▸ **Short task**
For each line below that contains the string "this", copy that line.

▸ **Input material**
####

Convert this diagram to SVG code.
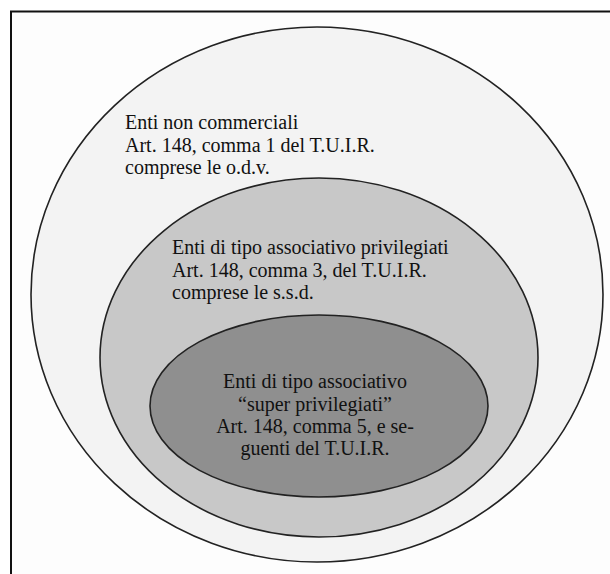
<svg xmlns="http://www.w3.org/2000/svg" width="610" height="574" viewBox="0 0 610 574">
<style>
.sh{stroke:#222;stroke-width:1.6}
.t{font-family:"Liberation Serif","Times New Roman",serif;font-size:20px;fill:#111}
.c{text-anchor:middle}
</style>
<rect x="0" y="0" width="610" height="574" fill="#ffffff"/>
<rect id="frame" x="11" y="11.5" width="620" height="600" fill="#fdfdfd" stroke="#111" stroke-width="2"/>
<g id="outer">
<ellipse class="sh" cx="317" cy="294.5" rx="286" ry="267.5" fill="#f3f3f3"/>
<text class="t" x="125" y="129">Enti non commerciali</text>
<text class="t" x="125" y="152">Art. 148, comma 1 del T.U.I.R.</text>
<text class="t" x="125" y="174">comprese le o.d.v.</text>
</g>
<g id="middle">
<ellipse class="sh" cx="319" cy="357.5" rx="219" ry="179.5" fill="#c8c8c8"/>
<text class="t" x="172" y="254">Enti di tipo associativo privilegiati</text>
<text class="t" x="172" y="277">Art. 148, comma 3, del T.U.I.R.</text>
<text class="t" x="172" y="299">comprese le s.s.d.</text>
</g>
<g id="inner">
<ellipse class="sh" cx="319" cy="406" rx="169" ry="91" fill="#8f8f8f"/>
<text class="t c" x="315" y="388">Enti di tipo associativo</text>
<text class="t c" x="315" y="411">“super privilegiati”</text>
<text class="t c" x="315" y="433">Art. 148, comma 5, e se-</text>
<text class="t c" x="315" y="455">guenti del T.U.I.R.</text>
</g>
<g id="connectors"></g>
</svg>
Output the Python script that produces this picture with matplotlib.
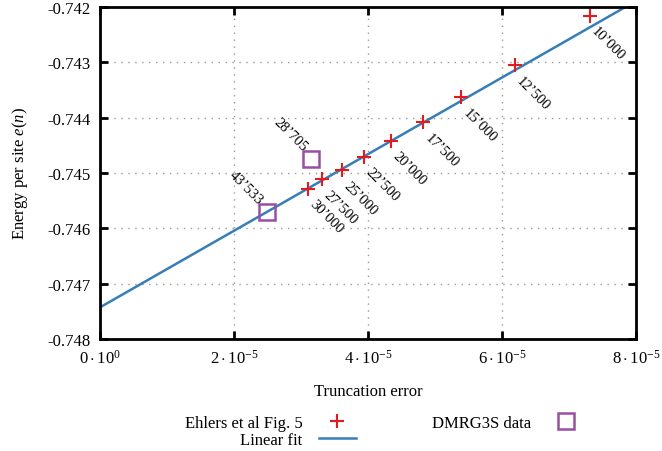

####

▸ **Output of the task**
Convert this diagram to SVG code.
Output the Python script that produces this picture with matplotlib.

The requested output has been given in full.